Please allow me to put on my history nerd hat for just a moment. History is critically important. If you ask me, it’s worth getting an undergraduate degree in, but that’s just one guy’s opinion. I won’t launch into a long lecture on the subject, but I will say this: we cannot fully understand where we are without understanding where we’ve been. Historical knowledge is our collective memory. Without individual memory, a person loses his or her identity. Imagine if you woke up one morning with no memory whatsoever. It would dramatically shift your understanding of self and the choices you made going forward if you had no idea how you got to where you are. In the same way, collective memory gives us a fuller experience of life and community and humanity as we remember where we’ve been and how we got to where we are. This is specifically poignant for us when we understand history as God’s story, and we think about it in terms of remembering what God did, how God moved and shaped us, and who God revealed himself to be in the past and what that means for the present.
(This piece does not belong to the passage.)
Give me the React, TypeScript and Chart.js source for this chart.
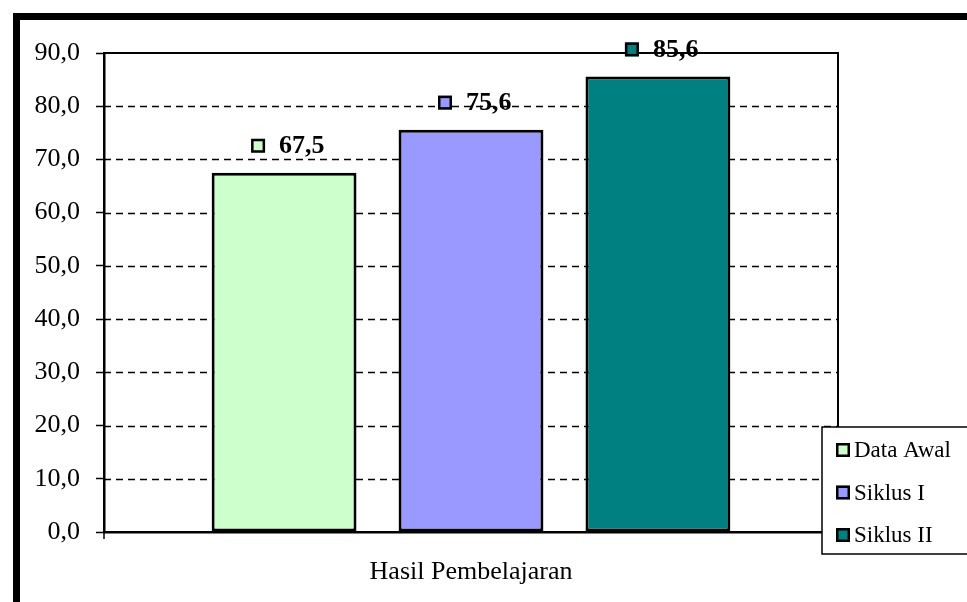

That is why this stuff is in the Bible. To remind the nation of Israel about who God is and how powerfully he moved and provided and loved. To help them remember where they’d been so they could get a fuller sense of where they were and who God was calling and equipping them to be. To us, thousands of years later, all of those places just seem like weird names from a faraway land. But for the Israelites each one marked a moment of encounter with God as he shaped their story. They read Kibroth Hataavah and remember the “Graves of Craving” when they grumbled against the manna God provided, gorged themselves on quail, and died. They read Rephidim and recalled the battle in which God allowed them to defeat a vastly superior Amalekite army so long as Moses’ hands were in the air – and how when Moses got tired then Aaron and Joshua held his arms up. Each place symbolized a moment in their collective story that God was shaping and writing in them where they encountered him and learned something about who he was and who he was calling them to be.
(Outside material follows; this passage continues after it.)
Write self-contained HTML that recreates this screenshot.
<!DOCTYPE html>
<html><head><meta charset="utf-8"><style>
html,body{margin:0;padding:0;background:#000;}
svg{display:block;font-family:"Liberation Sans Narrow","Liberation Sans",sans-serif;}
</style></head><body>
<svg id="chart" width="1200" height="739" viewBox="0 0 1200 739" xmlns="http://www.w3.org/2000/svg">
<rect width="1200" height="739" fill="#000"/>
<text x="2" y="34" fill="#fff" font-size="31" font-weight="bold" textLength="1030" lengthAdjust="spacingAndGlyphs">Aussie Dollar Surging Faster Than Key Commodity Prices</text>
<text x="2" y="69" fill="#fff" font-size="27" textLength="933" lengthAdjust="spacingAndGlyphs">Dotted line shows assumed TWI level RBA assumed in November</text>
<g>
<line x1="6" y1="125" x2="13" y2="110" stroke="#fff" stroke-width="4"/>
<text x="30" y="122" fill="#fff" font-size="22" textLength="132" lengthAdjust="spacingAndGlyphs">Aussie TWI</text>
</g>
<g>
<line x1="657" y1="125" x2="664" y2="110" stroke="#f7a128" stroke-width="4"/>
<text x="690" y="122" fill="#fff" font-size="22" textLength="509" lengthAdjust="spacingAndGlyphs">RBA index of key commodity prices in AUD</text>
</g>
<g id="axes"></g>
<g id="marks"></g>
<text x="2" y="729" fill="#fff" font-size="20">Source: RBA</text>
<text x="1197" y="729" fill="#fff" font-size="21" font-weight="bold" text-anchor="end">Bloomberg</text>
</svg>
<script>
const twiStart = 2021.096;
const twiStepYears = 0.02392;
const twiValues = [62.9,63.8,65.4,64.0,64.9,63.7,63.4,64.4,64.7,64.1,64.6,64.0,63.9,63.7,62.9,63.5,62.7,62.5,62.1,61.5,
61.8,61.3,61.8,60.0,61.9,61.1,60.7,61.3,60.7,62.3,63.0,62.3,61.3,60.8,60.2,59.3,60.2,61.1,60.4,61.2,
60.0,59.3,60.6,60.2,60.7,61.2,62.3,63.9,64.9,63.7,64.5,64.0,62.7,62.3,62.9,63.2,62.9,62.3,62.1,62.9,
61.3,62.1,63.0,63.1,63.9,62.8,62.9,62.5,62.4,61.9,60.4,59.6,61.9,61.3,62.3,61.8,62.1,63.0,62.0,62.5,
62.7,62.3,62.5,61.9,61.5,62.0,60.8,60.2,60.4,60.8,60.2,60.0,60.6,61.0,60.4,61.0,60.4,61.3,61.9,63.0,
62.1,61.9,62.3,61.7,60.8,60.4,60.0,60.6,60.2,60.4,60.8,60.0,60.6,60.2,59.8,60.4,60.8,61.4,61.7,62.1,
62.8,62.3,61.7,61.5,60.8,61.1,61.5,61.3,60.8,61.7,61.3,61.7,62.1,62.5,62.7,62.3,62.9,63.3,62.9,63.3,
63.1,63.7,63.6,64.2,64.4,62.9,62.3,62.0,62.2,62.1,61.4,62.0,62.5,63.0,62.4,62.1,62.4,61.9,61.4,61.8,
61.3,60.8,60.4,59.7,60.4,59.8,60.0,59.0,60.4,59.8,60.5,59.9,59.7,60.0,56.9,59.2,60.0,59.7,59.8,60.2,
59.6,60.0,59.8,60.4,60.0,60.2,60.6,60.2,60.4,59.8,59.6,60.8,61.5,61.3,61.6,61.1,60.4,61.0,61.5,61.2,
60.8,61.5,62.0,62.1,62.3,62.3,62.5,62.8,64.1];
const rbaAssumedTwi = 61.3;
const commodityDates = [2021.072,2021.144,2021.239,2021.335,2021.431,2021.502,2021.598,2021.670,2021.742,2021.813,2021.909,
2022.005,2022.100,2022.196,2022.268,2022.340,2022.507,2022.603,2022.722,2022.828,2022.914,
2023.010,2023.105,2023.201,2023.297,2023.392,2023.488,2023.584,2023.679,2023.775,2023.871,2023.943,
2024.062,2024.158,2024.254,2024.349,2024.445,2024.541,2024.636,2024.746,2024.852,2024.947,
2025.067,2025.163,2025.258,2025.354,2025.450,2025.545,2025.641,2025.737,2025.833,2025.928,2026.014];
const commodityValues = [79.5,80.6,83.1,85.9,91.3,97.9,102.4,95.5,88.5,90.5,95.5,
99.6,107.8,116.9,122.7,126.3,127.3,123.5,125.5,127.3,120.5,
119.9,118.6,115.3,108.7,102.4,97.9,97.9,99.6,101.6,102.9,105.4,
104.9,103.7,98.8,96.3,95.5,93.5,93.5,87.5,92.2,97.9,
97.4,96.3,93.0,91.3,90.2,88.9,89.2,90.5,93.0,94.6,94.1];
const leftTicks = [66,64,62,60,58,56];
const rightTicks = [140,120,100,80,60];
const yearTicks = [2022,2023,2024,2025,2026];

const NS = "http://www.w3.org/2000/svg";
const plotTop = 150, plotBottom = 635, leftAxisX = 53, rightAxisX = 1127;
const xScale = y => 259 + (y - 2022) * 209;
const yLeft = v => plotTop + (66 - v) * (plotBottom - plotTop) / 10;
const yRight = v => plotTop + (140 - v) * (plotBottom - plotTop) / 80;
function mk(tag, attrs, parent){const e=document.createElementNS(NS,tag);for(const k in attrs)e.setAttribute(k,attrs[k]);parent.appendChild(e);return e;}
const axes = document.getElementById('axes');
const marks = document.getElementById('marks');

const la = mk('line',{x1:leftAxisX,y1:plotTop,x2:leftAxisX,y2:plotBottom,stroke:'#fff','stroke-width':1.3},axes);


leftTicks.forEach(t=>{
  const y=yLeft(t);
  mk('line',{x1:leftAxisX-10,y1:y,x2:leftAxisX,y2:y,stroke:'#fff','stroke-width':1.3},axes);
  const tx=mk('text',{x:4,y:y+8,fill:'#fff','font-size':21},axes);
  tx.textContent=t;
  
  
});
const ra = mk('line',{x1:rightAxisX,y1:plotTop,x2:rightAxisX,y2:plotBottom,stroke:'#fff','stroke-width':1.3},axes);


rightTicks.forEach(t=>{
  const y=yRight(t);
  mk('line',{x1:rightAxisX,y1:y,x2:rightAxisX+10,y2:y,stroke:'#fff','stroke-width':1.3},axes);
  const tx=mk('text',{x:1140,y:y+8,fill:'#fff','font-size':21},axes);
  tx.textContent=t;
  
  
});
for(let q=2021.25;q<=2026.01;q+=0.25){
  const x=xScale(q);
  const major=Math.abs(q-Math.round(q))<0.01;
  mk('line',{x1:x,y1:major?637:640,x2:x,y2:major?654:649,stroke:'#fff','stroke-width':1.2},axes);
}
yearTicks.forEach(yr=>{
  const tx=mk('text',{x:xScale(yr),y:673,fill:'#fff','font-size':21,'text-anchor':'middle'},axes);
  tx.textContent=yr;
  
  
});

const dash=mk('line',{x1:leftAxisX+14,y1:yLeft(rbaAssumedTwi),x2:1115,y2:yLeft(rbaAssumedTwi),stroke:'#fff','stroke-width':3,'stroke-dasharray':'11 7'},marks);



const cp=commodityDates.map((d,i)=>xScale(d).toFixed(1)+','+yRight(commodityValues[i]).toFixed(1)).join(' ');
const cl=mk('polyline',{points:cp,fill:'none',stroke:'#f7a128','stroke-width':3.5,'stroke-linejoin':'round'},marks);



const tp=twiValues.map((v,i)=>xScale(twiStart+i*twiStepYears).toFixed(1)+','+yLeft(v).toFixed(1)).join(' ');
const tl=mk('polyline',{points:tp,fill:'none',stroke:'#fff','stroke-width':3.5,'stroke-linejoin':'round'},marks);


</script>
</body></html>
Do you ever take time to look back at the stops along your journey? If you don’t, that’s totally normal. I don’t think most of us often do. But we should. We should because doing so gives us a better sense of where we are and how we got here and why we are the way we are. And remembering the many ways in which God showed up for us and the incredible things we’ve learned about him along the way gives us a bigger sense of who he is in our lives right now.
PRAY: Take some time today to reflect on the story of your life. Write down at least 5 key points or stops along your journey and then think about what you learned about who God is and who he’s calling you to be. Thank God for the story he has given you, and for never abandoning you in any part of it. Thank him for revealing himself to you. Ask him to help you get a fuller sense of how he is at work constantly along the pathway of your life.